*STATED GOAL*. Exactly repeat the material, dropping only the pictures.

*DATASET EXCERPT*.
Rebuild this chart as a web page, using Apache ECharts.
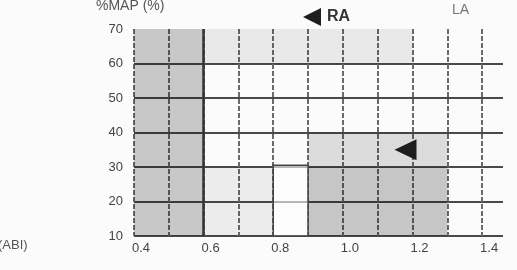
<!DOCTYPE html>
<html lang="en">
<head>
    <meta charset="UTF-8">
    <title>%MAP vs ABI</title>
    <script src="https://cdn.jsdelivr.net/npm/echarts@6/dist/echarts.min.js"></script>
</head>
<style>
    body { margin: 0; background: #fbfbfb; }
</style>
<body>
    <div id="box" style="width:517px;height:270px"></div>
</body>
<script>
    // tick labels
    const xTicks = [0.4, 0.6, 0.8, 1.0, 1.2, 1.4];
    const yTicks = [10, 20, 30, 40, 50, 60, 70];

    // RA point (ABI, %MAP)
    const raPoint = [[1.18, 35]];

    // shaded zones: [abiFrom, abiTo, mapFrom, mapTo]
    const zoneA = [0.4, 0.6, 10, 70];
    const zoneTop = [0.6, 1.2, 60, 70];
    const zoneMidLow = [0.6, 0.8, 10, 30];
    const zoneBLow = [0.9, 1.3, 10, 30];
    const zoneBHigh = [0.9, 1.3, 30, 40];
    const boxC = [0.8, 0.9, 10, 30.5];

    const leftTri = 'path://M0,5 L10,0 L10,10 Z';

    function zone(z, fill, border) {
        let style = { color: fill };
        if (border) {
            style.borderColor = border;
            style.borderWidth = 1.5;
        }
        return [
            { xAxis: z[0], yAxis: z[2], itemStyle: style },
            { xAxis: z[1], yAxis: z[3] }
        ];
    }

    var myChart = echarts.init(document.getElementById('box'));
    var option = {
        backgroundColor: '#fbfbfb',
        animation: false,
        textStyle: { fontFamily: 'Liberation Sans, Arial, sans-serif' },
        grid: { left: 134, right: 14, top: 29, bottom: 34 },
        legend: {
            data: ['RA'],
            left: 298,
            top: 3,
            itemWidth: 20,
            itemHeight: 18,
            itemGap: 6,
            icon: leftTri,
            textStyle: { fontSize: 16, color: '#333', fontWeight: 'bold' }
        },
        graphic: [
            { type: 'text', left: 96, top: -1, style: { text: '%MAP (%)', fontSize: 14, fill: '#555', fontFamily: 'Liberation Sans, Arial' } },
            { type: 'text', left: 452, top: 3, style: { text: 'LA', fontSize: 14, fill: '#777', fontFamily: 'Liberation Sans, Arial' } },
            { type: 'text', left: -2, top: 239, style: { text: '(ABI)', fontSize: 13, fill: '#555', fontFamily: 'Liberation Sans, Arial' } }
        ],
        xAxis: {
            type: 'value',
            min: 0.4,
            max: 1.46,
            interval: 0.1,
            axisLine: { show: false },
            axisTick: { show: false },
            axisLabel: {
                fontSize: 13,
                color: '#444',
                margin: 6,
                padding: [0, 0, 0, 14],
                showMaxLabel: false,
                formatter: function (v) {
                    let hit = xTicks.find(t => Math.abs(t - v) < 1e-6);
                    return hit === undefined ? '' : hit.toFixed(1);
                }
            },
            splitLine: {
                show: true,
                showMaxLine: false,
                lineStyle: { color: '#6a6a6a', width: 2, type: [5, 2] }
            }
        },
        yAxis: {
            type: 'value',
            min: yTicks[0],
            max: yTicks[yTicks.length - 1],
            interval: 10,
            axisLine: { show: false },
            axisTick: { show: false },
            axisLabel: { fontSize: 13, color: '#444', margin: 11 },
            splitLine: {
                show: true,
                showMaxLine: false,
                lineStyle: { color: '#4a4a4a', width: 2 }
            }
        },
        series: [
            {
                // background zones and the solid 0.6 line
                name: 'zones',
                type: 'scatter',
                data: [],
                z: 1,
                markArea: {
                    silent: true,
                    data: [
                        zone(zoneA, 'rgba(0,0,0,0.2)'),
                        zone(zoneTop, 'rgba(0,0,0,0.07)'),
                        zone(zoneMidLow, 'rgba(0,0,0,0.06)'),
                        zone(zoneBLow, 'rgba(0,0,0,0.21)'),
                        zone(zoneBHigh, 'rgba(0,0,0,0.12)'),
                        zone(boxC, 'rgba(255,255,255,0.6)', '#444')
                    ]
                },
                markLine: {
                    silent: true,
                    symbol: 'none',
                    label: { show: false },
                    lineStyle: { color: '#333', width: 2.5, type: 'solid' },
                    data: [{ xAxis: xTicks[1] }]
                }
            },
            {
                name: 'RA',
                type: 'scatter',
                data: raPoint,
                symbol: leftTri,
                symbolSize: [22, 21],
                itemStyle: { color: '#1e1e1e', opacity: 1 },
                z: 10
            }
        ]
    };
    myChart.setOption(option);
</script>
</html>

*EXERCISE RESPONSE*.
Rebuild this chart as a web page, using Apache ECharts.
<!DOCTYPE html>
<html lang="en">
<head>
    <meta charset="UTF-8">
    <title>%MAP vs ABI</title>
    <script src="https://cdn.jsdelivr.net/npm/echarts@6/dist/echarts.min.js"></script>
</head>
<style>
    body { margin: 0; background: #fbfbfb; }
</style>
<body>
    <div id="box" style="width:517px;height:270px"></div>
</body>
<script>
    // tick labels
    const xTicks = [0.4, 0.6, 0.8, 1.0, 1.2, 1.4];
    const yTicks = [10, 20, 30, 40, 50, 60, 70];

    // RA point (ABI, %MAP)
    const raPoint = [[1.18, 35]];

    // shaded zones: [abiFrom, abiTo, mapFrom, mapTo]
    const zoneA = [0.4, 0.6, 10, 70];
    const zoneTop = [0.6, 1.2, 60, 70];
    const zoneMidLow = [0.6, 0.8, 10, 30];
    const zoneBLow = [0.9, 1.3, 10, 30];
    const zoneBHigh = [0.9, 1.3, 30, 40];
    const boxC = [0.8, 0.9, 10, 30.5];

    const leftTri = 'path://M0,5 L10,0 L10,10 Z';

    function zone(z, fill, border) {
        let style = { color: fill };
        if (border) {
            style.borderColor = border;
            style.borderWidth = 1.5;
        }
        return [
            { xAxis: z[0], yAxis: z[2], itemStyle: style },
            { xAxis: z[1], yAxis: z[3] }
        ];
    }

    var myChart = echarts.init(document.getElementById('box'));
    var option = {
        backgroundColor: '#fbfbfb',
        animation: false,
        textStyle: { fontFamily: 'Liberation Sans, Arial, sans-serif' },
        grid: { left: 134, right: 14, top: 29, bottom: 34 },
        legend: {
            data: ['RA'],
            left: 298,
            top: 3,
            itemWidth: 20,
            itemHeight: 18,
            itemGap: 6,
            icon: leftTri,
            textStyle: { fontSize: 16, color: '#333', fontWeight: 'bold' }
        },
        graphic: [
            { type: 'text', left: 96, top: -1, style: { text: '%MAP (%)', fontSize: 14, fill: '#555', fontFamily: 'Liberation Sans, Arial' } },
            { type: 'text', left: 452, top: 3, style: { text: 'LA', fontSize: 14, fill: '#777', fontFamily: 'Liberation Sans, Arial' } },
            { type: 'text', left: -2, top: 239, style: { text: '(ABI)', fontSize: 13, fill: '#555', fontFamily: 'Liberation Sans, Arial' } }
        ],
        xAxis: {
            type: 'value',
            min: 0.4,
            max: 1.46,
            interval: 0.1,
            axisLine: { show: false },
            axisTick: { show: false },
            axisLabel: {
                fontSize: 13,
                color: '#444',
                margin: 6,
                padding: [0, 0, 0, 14],
                showMaxLabel: false,
                formatter: function (v) {
                    let hit = xTicks.find(t => Math.abs(t - v) < 1e-6);
                    return hit === undefined ? '' : hit.toFixed(1);
                }
            },
            splitLine: {
                show: true,
                showMaxLine: false,
                lineStyle: { color: '#6a6a6a', width: 2, type: [5, 2] }
            }
        },
        yAxis: {
            type: 'value',
            min: yTicks[0],
            max: yTicks[yTicks.length - 1],
            interval: 10,
            axisLine: { show: false },
            axisTick: { show: false },
            axisLabel: { fontSize: 13, color: '#444', margin: 11 },
            splitLine: {
                show: true,
                showMaxLine: false,
                lineStyle: { color: '#4a4a4a', width: 2 }
            }
        },
        series: [
            {
                // background zones and the solid 0.6 line
                name: 'zones',
                type: 'scatter',
                data: [],
                z: 1,
                markArea: {
                    silent: true,
                    data: [
                        zone(zoneA, 'rgba(0,0,0,0.2)'),
                        zone(zoneTop, 'rgba(0,0,0,0.07)'),
                        zone(zoneMidLow, 'rgba(0,0,0,0.06)'),
                        zone(zoneBLow, 'rgba(0,0,0,0.21)'),
                        zone(zoneBHigh, 'rgba(0,0,0,0.12)'),
                        zone(boxC, 'rgba(255,255,255,0.6)', '#444')
                    ]
                },
                markLine: {
                    silent: true,
                    symbol: 'none',
                    label: { show: false },
                    lineStyle: { color: '#333', width: 2.5, type: 'solid' },
                    data: [{ xAxis: xTicks[1] }]
                }
            },
            {
                name: 'RA',
                type: 'scatter',
                data: raPoint,
                symbol: leftTri,
                symbolSize: [22, 21],
                itemStyle: { color: '#1e1e1e', opacity: 1 },
                z: 10
            }
        ]
    };
    myChart.setOption(option);
</script>
</html>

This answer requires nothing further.